Feb 2009 13

I recently read a very simple blog post, included in the newspapers “youth” section, describing in colorful summary the recent changes to the music industry. It got me to thinking, these changes are not only occurring in the music industry but in our entire culture, that this young man’s description on the music industry is applicable to a much larger, overarching change.

I remember in 2005 sitting at a university lecture about music appreciation, as part of an interdisciplinary communications course, thinking to myself how the future was going to look. I knew then that the mere fact of having access and or so many outlets to find new music was going to change the entire face of the industry, things were already in motion. The pure fact that I could download, illegally or legally, pretty much any album/track I wished caused my musical tastes to increase tenfold. I didn’t conceive of it then, as the aforementioned article in the local news does now in depicting the current state of affairs, that artists must now perform again. It is no longer acceptable to produce a studio album and have some talented producer “spruce” up the vocals/tracks; you have to sing for your supper, you have to be “talented”. Creating a much larger demand to see musicians live.

I have witnessed and continue to witness the benefit of these changes; qualitatively superior music that is cheaper, and my own willingness to attend concerts because the music is as it’s meant to be there. Everything is somehow more real or tangible. Top 40 radio, CDs and the predictability game have been slain; it is no longer possible to “push” music to the passive masses as they have become active. More so then losing profits on record sales (it’s been suggested this is a contemporary fallacy, now staunched) it is the loss of the power of predictability that angers and scares record company executives more so than anything else.

Sometimes ideas, like the ones presented on music in the paper, eerily coincide with information and debate found elsewhere in other adjacent areas of cultural life. The latest issue of Sight and Sound magazine addresses the film industry in a similar manner, the columnist Nick James suggests that UK based filmmakers might want to consider lobbying for lower ticket prices to combat the tide of illegal downloading of films in the country. To me his suggestion is all too familiar and widely applicable; it reminds me of precisely the same set of similar circumstances in 2005 pertaining to music. A quick educated guess is that film lags behind music simply because of broadband speeds, that if we hearken back to 2005 it took forever to get your hands on films you were looking for and then to download them, compared to now when it takes about 10-20 minutes (not to mention HD streaming), fast approaching the now instantaneous delivery of music, that was then precisely as film is now.
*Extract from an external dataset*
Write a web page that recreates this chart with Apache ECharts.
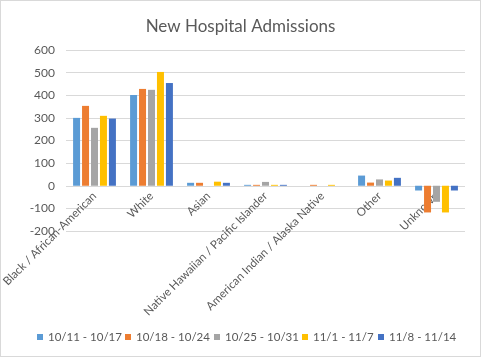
<!DOCTYPE html>
<html><head><meta charset="utf-8">
<script src="https://cdn.jsdelivr.net/npm/echarts@6/dist/echarts.min.js"></script>
<style>
html,body{margin:0;padding:0;background:#fff;}
#c{position:absolute;left:0;top:0;width:479px;height:355px;border:1px solid #d9d9d9;}
</style></head><body>
<div id="c"></div>
<script>
const categories = ['Black / African-American','White','Asian','Native Hawaiian / Pacific Islander','American Indian / Alaska Native','Other','Unknown'];
const seriesNames = ['10/11 - 10/17','10/18 - 10/24','10/25 - 10/31','11/1 - 11/7','11/8 - 11/14'];
const week1 = [300, 401, 13, 4, 0, 45, -21];
const week2 = [353, 428, 13, 4, 4, 14, -118];
const week3 = [256, 424, 0, 17, 0, 28, -71];
const week4 = [309, 503, 18, 4, 4, 23, -118];
const week5 = [297, 454, 13, 4, 0, 35, -21];
const colors = ['#5B9BD5','#ED7D31','#A5A5A5','#FFC000','#4472C4'];
const font = 'Lato, "Open Sans", sans-serif';
const data = [week1, week2, week3, week4, week5];
const legendLefts = [36, 124, 213, 301, 377];
const chart = echarts.init(document.getElementById('c'));
chart.setOption({
  animation:false,
  title:{text:'New Hospital Admissions',left:'center',top:12,textStyle:{fontFamily:font,fontSize:17,fontWeight:'normal',color:'#595959'}},
  legend: seriesNames.map((n,i)=>({data:[n],left:legendLefts[i],top:330,itemWidth:6,itemHeight:6,itemGap:0,icon:'rect',padding:0,
    textStyle:{fontFamily:font,fontSize:11.5,color:'#595959'}})),
  grid:{left:65,right:15,top:49,bottom:125,containLabel:false,outerBoundsMode:'none'},
  xAxis:{type:'category',data:categories,axisTick:{show:false},offset:-45,
    axisLine:{show:false},
    axisLabel:{rotate:45,interval:0,fontFamily:font,fontSize:11.5,color:'#595959',margin:8}},
  yAxis:{type:'value',min:-200,max:600,interval:100,axisLine:{show:false},axisTick:{show:false},
    axisLabel:{fontFamily:font,fontSize:12,color:'#595959',margin:11},
    splitLine:{lineStyle:{color:'#d9d9d9',width:1}}},
  series: seriesNames.map((n,i)=>({name:n,type:'bar',data:data[i],barWidth:7,barGap:'28%',itemStyle:{color:colors[i]}}))
});
</script></body></html>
The film industry, just like the music industry, has suffered from qualitative problems from its product to its distribution methods. Both areas of interest I believe are now in their death throws. Living in Sweden where films are released months after their premiers elsewhere in the world provides illumination as to one reason for demand pertainting to downloading pirated films; it is of necessity in order to keep up with the global contemporary “lunch room” discussion that have migrated to the internet. This demand and activity shows that supply is not keeping up, distribution methods are far too archaic. There remains then the issue of availability of quality films; a scan of the local movie theatre, if you don’t live in a major metropolitan hub, will typically reveal limited choices that internet piracy does not suffer from. One can find the discussions online and then find the films just a few clicks away, removing the element of force feeding the “predictability complex” successfully acomplished when communication and mobility were a premium. In the end if the film industry is hemorrhaging money then I guess its acts and actors will simply have to begin performing once again, to sing for their supper, or improve upon the exhibiting experience.

Jan 2009 20

I thought it interesting to point out for those of you that are into film, a discussion that is beginning to occur now pertaining to the presidency of a certain George W. Bush in the world of film. Here is a link to some of the fundamentals of it from IFC.com that also happens to include a bit of “future sight” perspective into Obama’s presidency. It is a bit of a soft opening as compared to the very compact and comprehensive article written by Michael Atkinson in the British film magazine Sight and Sound’s 2008 December issue, that I also highly recommend as an in depth follow up. It is a first for me following such a contemporary debate surrounding a block of films and years connected to a nearly sitting president, interesting with all the societal impacts/dynamics involved. It seems, interestingly enough from what I can garner, that this is perhaps also the fastest this type of analysis or clarity upon it has ever popped up into a contemporary debate.